Joe Nick Patoski
by Charles G. Anderson, Jr.
Joe Nick Patoski kicked off the Texas Author Series at the Abilene Public Library on Monday talking about a Texas legend — Willie Nelson.
The country music icon is the subject of Patoski’s new book, “Willie Nelson: An Epic Life.” He said Willie Nelson was chosen for his book, because he is the most important music person in Texas in the last two centuries.
“Nelson represents the qualities that define Texas,” Patoski said. ”Nelson is Texas.”
Patoski is a veteran Texas Monthly magazine writer and has written six books and numerous other publications. His biography of Nelson won him the TCU Book Award as the best Texas book of the year in 2009. Patoski said he sold his first story to a little music magazine called Buddy for $25.
Patoski said he had other jobs while breaking into full-time writing.
“I have been a taxi driver, salesman, and radio announcer,” he said in an interview. “I have been very lucky and fortunate.”
Patoski said he had always loved to write.
“My English teachers in high school encouraged me,” he said.
About 30 people attended the talk, most of them staunch Nelson fans, coming from as far as Coleman and Sweetwater for the first fall brown-bag event sponsored by the Friends of Library.
Patoski told how Nelson started performing at the age of 5 near the family’s farm outside Waco.
“I talked to some of the old farm neighbors,” he said. “They said everybody was poor, but the Nelsons were dirt poor.” Patoski said Nelson picked cotton and plowed in the fields.
“That’s why he has concerts to aid farmers,” he said.
He said that Nelson arrived in Austin about the time that he came.
“Austin was a place in the 1970s that you could go there and have long hair without too much attention,” he said. “Nelson moved there in 1973.” Patoski said they had the scruffy appearance and could act different without getting whipped.
“Every now and then we would hear someone say, ‘get out the sheep shearer’,” he said.
He also told of a strange group of fans that Nelson had in Austin.
“Darrell Royal, the University of Texas football coach, was one of Nelson’s fans. Patoski said it was not unusual to find Royal where Nelson was singing in Austin.
When the old Methodist building near Nelson’s family home was up for sale, a friend called Nelson about it, Patoski said.
“How much do they want for it?” Nelson asked.

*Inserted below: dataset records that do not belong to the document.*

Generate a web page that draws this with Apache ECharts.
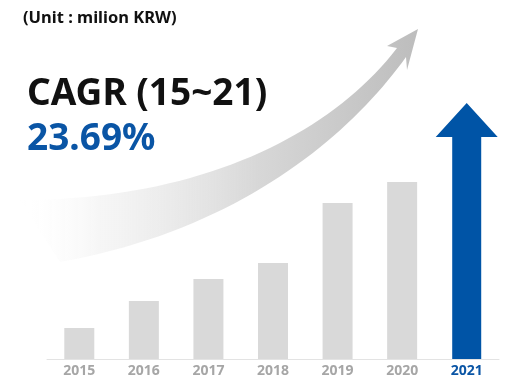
<!DOCTYPE html>
<html><head><meta charset="utf-8">
<script src="https://cdn.jsdelivr.net/npm/echarts@6/dist/echarts.min.js"></script>
<style>html,body{margin:0;padding:0;background:#fff}#c{width:531px;height:386px}</style>
</head><body><div id="c"></div>
<script>
const categories = ['2015','2016','2017','2018','2019','2020','2021'];
const barValues = [31, 58, 80, 96, 156, 177, null];
const arrowValues = [null, null, null, null, null, null, 256];
const unitText = '(Unit : milion KRW)';
const cagrTitle = 'CAGR (15~21)';
const cagrValue = '23.69%';

function cubic(p0,p1,p2,p3,n){
  const pts=[];
  for(let i=0;i<=n;i++){const t=i/n,u=1-t;
    pts.push([u*u*u*p0[0]+3*u*u*t*p1[0]+3*u*t*t*p2[0]+t*t*t*p3[0],
              u*u*u*p0[1]+3*u*u*t*p1[1]+3*u*t*t*p2[1]+t*t*t*p3[1]]);}
  return pts;
}
const topEdge = cubic([20,200],[200,200],[330,135],[397,48],40);
const botEdge = cubic([406,57],[350,135],[240,230],[60,262],40);
const swoosh = topEdge.concat([[387,46],[418,29],[407,70]], botEdge);

const chart = echarts.init(document.getElementById('c'));
chart.setOption({
  animation:false,
  grid:{left:47,right:32,top:99,bottom:27},
  xAxis:{type:'category',data:categories,
    axisLine:{lineStyle:{color:'#e3e3e3',width:1}},axisTick:{show:false},
    axisLabel:{interval:0,margin:5,fontFamily:'Noto Sans',fontWeight:'bold',fontSize:14,
      color:function(v){return v==='2021'?'#0a55a5':'#a6a6a6';}}},
  yAxis:{type:'value',min:0,max:260,show:false,splitLine:{show:false}},
  graphic:[
    {type:'polygon',z:0,shape:{points:swoosh},
     style:{fill:{type:'linear',x:0,y:0,x2:1,y2:0,colorStops:[
       {offset:0,color:'rgba(255,255,255,0)'},
       {offset:0.2,color:'rgba(240,240,240,0.6)'},
       {offset:0.6,color:'rgba(215,215,215,1)'},
       {offset:1,color:'#bdbdbd'}]}}},
    {type:'text',left:23,top:10,z:10,style:{text:unitText,fontFamily:'Noto Sans',fontWeight:'bold',fontSize:16.5,fill:'#111'}},
    {type:'text',left:27,top:76,z:10,style:{text:cagrTitle,fontFamily:'Noto Sans',fontWeight:'bold',fontSize:37,fill:'#111'}},
    {type:'text',left:27,top:121,z:10,style:{text:cagrValue,fontFamily:'Noto Sans',fontWeight:'bold',fontSize:37,fill:'#0a55a5'}}
  ],
  series:[
    {type:'bar',data:barValues,barWidth:30,z:3,itemStyle:{color:'#d9d9d9'},silent:true},
    {type:'custom',z:4,data:arrowValues.map((v,i)=>[i,v]),
     renderItem:function(params,api){
       const v=api.value(1); if(v==null||isNaN(v)) return null;
       const i=api.value(0);
       const tip=api.coord([i,v]); const base=api.coord([i,0]);
       const sw=29/2, hw=62/2, hh=34;
       const x=tip[0];
       return {type:'polygon',shape:{points:[
         [x-sw,base[1]],[x-sw,tip[1]+hh],[x-hw,tip[1]+hh],[x,tip[1]],
         [x+hw,tip[1]+hh],[x+sw,tip[1]+hh],[x+sw,base[1]]]},
         style:{fill:'#0054a6'}};
     }}
  ]
});
</script></body></html>
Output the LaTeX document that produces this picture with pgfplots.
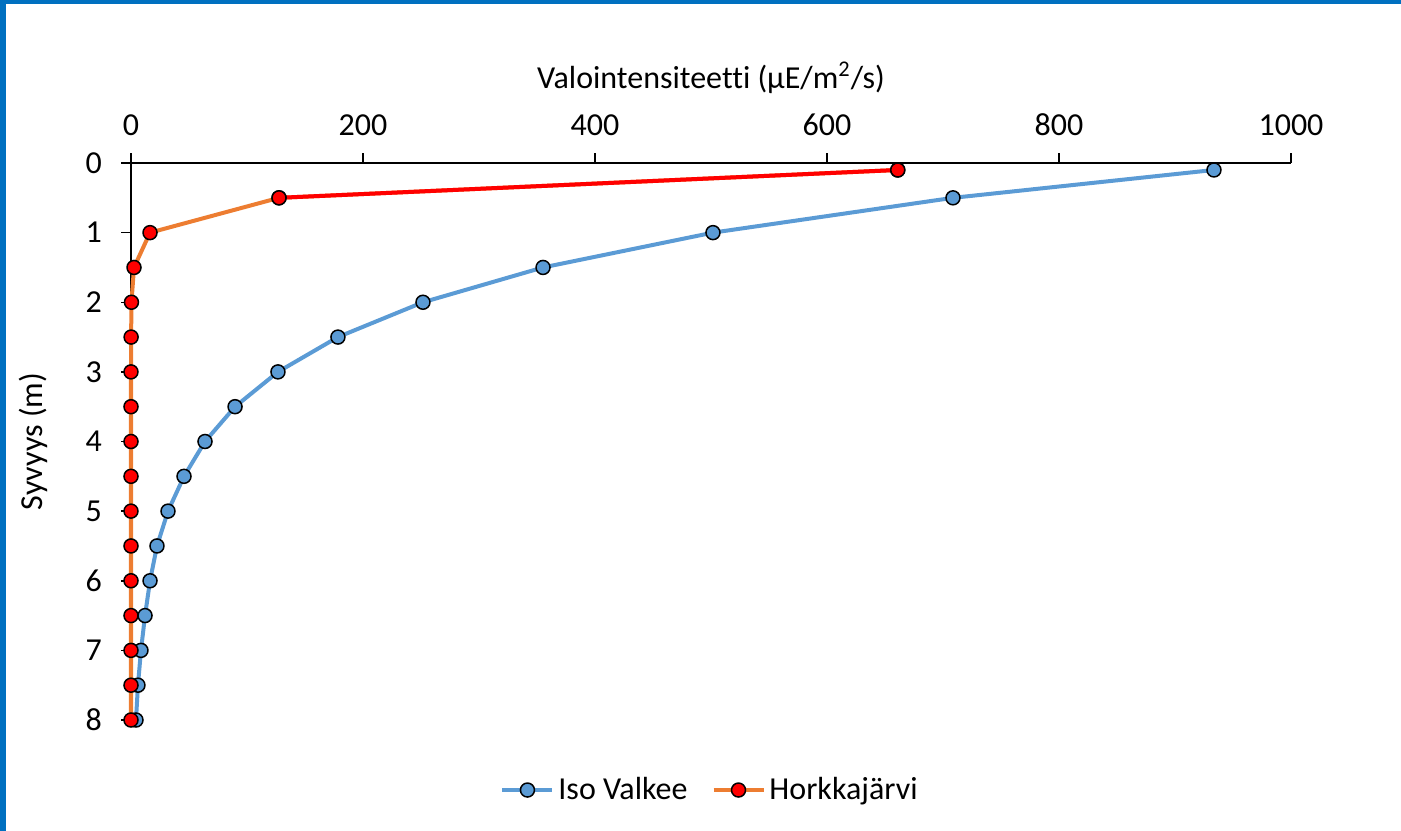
\documentclass[border=0pt]{standalone}
\usepackage{pgfplots}
\pgfplotsset{compat=1.18}
\usepackage{fontspec}
\setmainfont{Carlito}[Ligatures=NoCommon]
\definecolor{isoblue}{HTML}{5B9BD5}
\definecolor{horkorange}{HTML}{ED7D31}
\definecolor{horkred}{HTML}{FF0000}
\definecolor{frameblue}{HTML}{0070C0}

% Light intensity profiles (depth in m, intensity in uE/m2/s)
\pgfplotstableread{
depth intensity
0.1 933.6
0.5 708.6
1.0 501.7
1.5 355.2
2.0 251.7
2.5 178.4
3.0 126.7
3.5 89.7
4.0 63.8
4.5 45.7
5.0 31.9
5.5 22.4
6.0 16.4
6.5 12.1
7.0 8.6
7.5 6.0
8.0 4.3
}\isovalkee

\pgfplotstableread{
depth intensity
0.1 661.0
0.5 127.6
1.0 16.4
1.5 2.6
2.0 0.4
2.5 0.1
3.0 0.0
3.5 0.0
4.0 0.0
4.5 0.0
5.0 0.0
5.5 0.0
6.0 0.0
6.5 0.0
7.0 0.0
7.5 0.0
8.0 0.0
}\horkka

% surface segment of Horkkajarvi, drawn in red
\pgfplotstableread{
depth intensity
0.1 661.0
0.5 127.6
}\horkkatop

\begin{document}
\begin{tikzpicture}
\path[use as bounding box] (0,0) rectangle (700.5bp,-415.5bp);
\fill[frameblue] (0,0) rectangle (3bp,-415.5bp);
\fill[frameblue] (0,0) rectangle (700.5bp,-2bp);
\begin{axis}[
  at={(65.5bp,-81.5bp)}, anchor=north west,
  scale only axis, width=580bp, height=278.5bp,
  xmin=0, xmax=1000, ymin=0, ymax=8,
  y dir=reverse,
  axis x line*=top, axis y line*=left,
  xticklabel pos=top,
  xtick={0,200,...,1000}, ytick={0,1,...,8},
  tick align=outside, major tick length=5bp,
  axis line style={black, line width=0.75bp},
  tick style={black, line width=0.75bp},
  /pgf/number format/assume math mode=true,
  /pgf/number format/1000 sep={},
  tick label style={font=\fontsize{16bp}{19bp}\selectfont},
  xticklabel style={yshift=5bp},
  yticklabel style={xshift=-6bp},
  label style={font=\fontsize{16bp}{19bp}\selectfont},
  xlabel={Valointensiteetti (µE/m\textsuperscript{2}/s)},
  ylabel={Syvyys (m)},
  xlabel style={at={(axis description cs:0.5,1.1526)}, anchor=center},
  ylabel style={at={(axis description cs:-0.0845,0.5)}, anchor=center},
  clip=false,
  legend style={at={(axis description cs:0.5,-0.1257)}, anchor=center,
    draw=none, fill=none, legend columns=2,
    font=\fontsize{16bp}{19bp}\selectfont,
    /tikz/every even column/.append style={column sep=10bp}},
  legend image code/.code={
    \draw[#1, mark=none] (0bp,0bp) -- (25bp,0bp);
    \draw[#1, only marks] plot coordinates {(12.5bp,0bp)};
  },
]
\addplot[color=isoblue, line width=2bp, mark=*, mark size=3.5bp,
  mark options={fill=isoblue, draw=black, line width=0.75bp}]
  table[x=intensity, y=depth] {\isovalkee};
\addlegendentry{Iso Valkee}
\addplot[color=horkorange, line width=2bp, mark=*, mark size=3.5bp,
  mark options={fill=horkred, draw=black, line width=0.75bp}]
  table[x=intensity, y=depth] {\horkka};
\addlegendentry{Horkkajärvi}
\addplot[color=horkred, line width=2bp, mark=*, mark size=3.5bp,
  mark options={fill=horkred, draw=black, line width=0.75bp}, forget plot]
  table[x=intensity, y=depth] {\horkkatop};
\end{axis}
\end{tikzpicture}
\end{document}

“They want $72.000,” the friend replied.
“Offer them $75.000 “ Nelson said.
“He never could manage money,” Patoski said. “That’s why he got into trouble with the IRS.”
He said when the IRS told him he owed millions that Royal and others offered to help him out. Some friends bought property and eventually he got things straight with the IRS.
“I had some interviews with Nelson, but this book is not authorized by him,” Patoski said. “I gave a copy of the book to him,” he said. “I don’t think he ever read it and I don’t think he is mad at me.”
“How long will he keep performing?” Shirley Alexander from Abilene asked.
“As long as he can,” Patoski answered.
Other programs are scheduled for Nov. 2 with Sherrie McLeroy discussing her book, “Bragging on Texas,” and Nov. 16 will feature author Gerald Saxon and photographer Jack Graves with their coffee-table book “Historic Texas from the Air.” The public is invited. Friends provide sandwiches for $4, or anyone can bring their own lunch.